Он умел быть грозен. Ненавидел и громил разболтанность, богемность. Но был отходчив и добр. О футболе мог говорить часами — восхищался им, поэтизировал его, влюблялся в игроков. Был внимателен к начинающим газетчикам, давал советы ревностно, влезая со своей головищей в чужое депо, как в свое. А еще был удивительный рассказчик. Эпопею обнаружения и опознания трупа Гитлера я слышал от него не раз: какое богатое деталями — этими самыми «красочками, пейзажиками и диаложками» — получалось у него повествование! Помнится, заканчивал он тем, что останки бесноватого фюрера было приказано зарыть в чистом поле, и когда это сделали, когда холм сравнялся с землей, по нему прошла корова и — смачно произносил Мержанов: «л-ляпнула лепешку».
Символической лепешкой коровьего навоза заканчивалась в его рассказе жизнь Гитлера. Деталь была на уровне великолепного политического памфлета.
Но перенесемся снова в Свердловск, где я — младший в бригаде «Советского спорта». Ее возглавляет Лев Иванович Филатов, тоже поклонник и знаток футбола, он самоотверженно освещает соревнования по фигурному катанию: церемонность, утонченность, дворцовость этого театрализованного спортивного представления в нем, привыкшем к играм мужчин на свежем воздухе, вызывает иронию и самоиронию.

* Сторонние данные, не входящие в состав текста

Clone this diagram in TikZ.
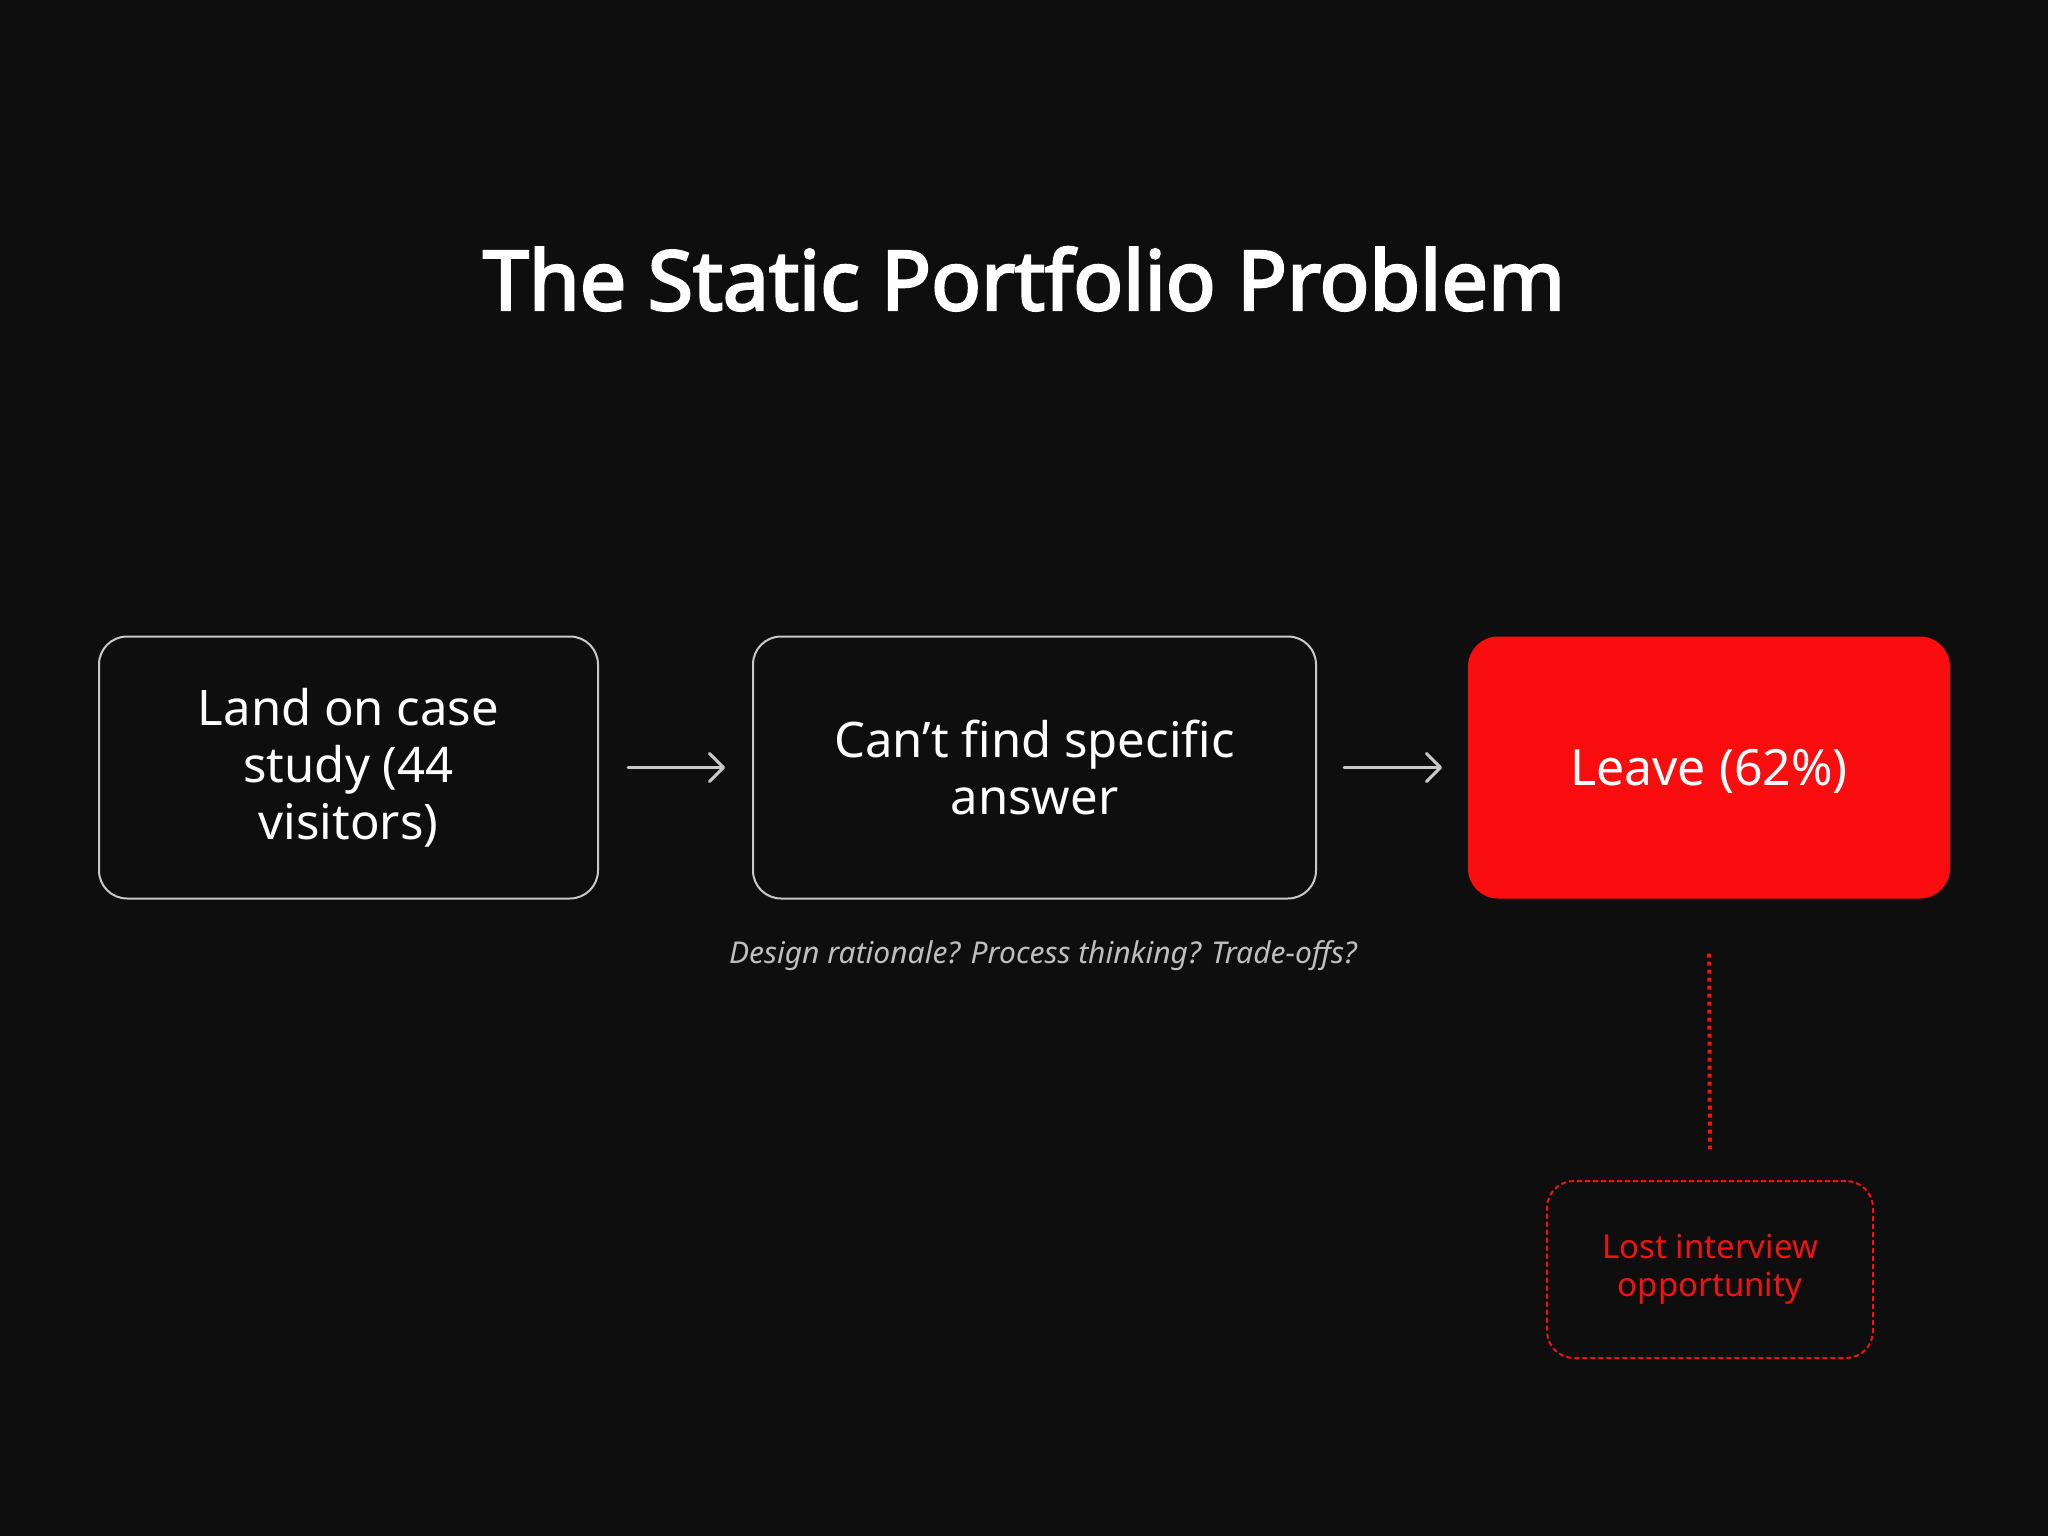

Голосистый, плотный, плотский, любитель застолья, ухажор, известный в прошлом конькобежец Алексей Пискарев пишет, разумеется, о коньках: прибегает с катка, аппетитно попахивающий морозцем и доброй чаркой, хохочет, блестя металлическими зубами, потирает крепкие ладони, предвкушая вкуснейшие детали репортажа. О хоккее пишет Алексей Леонтьев, известный спартаковский футбольный вратарь, и, лукаво морща круглое лицо под челкой, знакомой болельщицким массам и тогда еще не побелевшей, сообщает нам об играх анекдотические подробности, которые не войдут в его компетентные отчеты. Снимает Спартакиаду Николай Андреевич Волков, который кого только за долгую жизнь не снимал — братьев Знаменских, Озолина, Шаманову, Болотову: его архив — история нашего спорта. Тихий трудяга, он знай помалкивает, проявляет в ванной пленки и развешивает по номеру на веревочках сушиться: только этим и обозначает факт своего существования.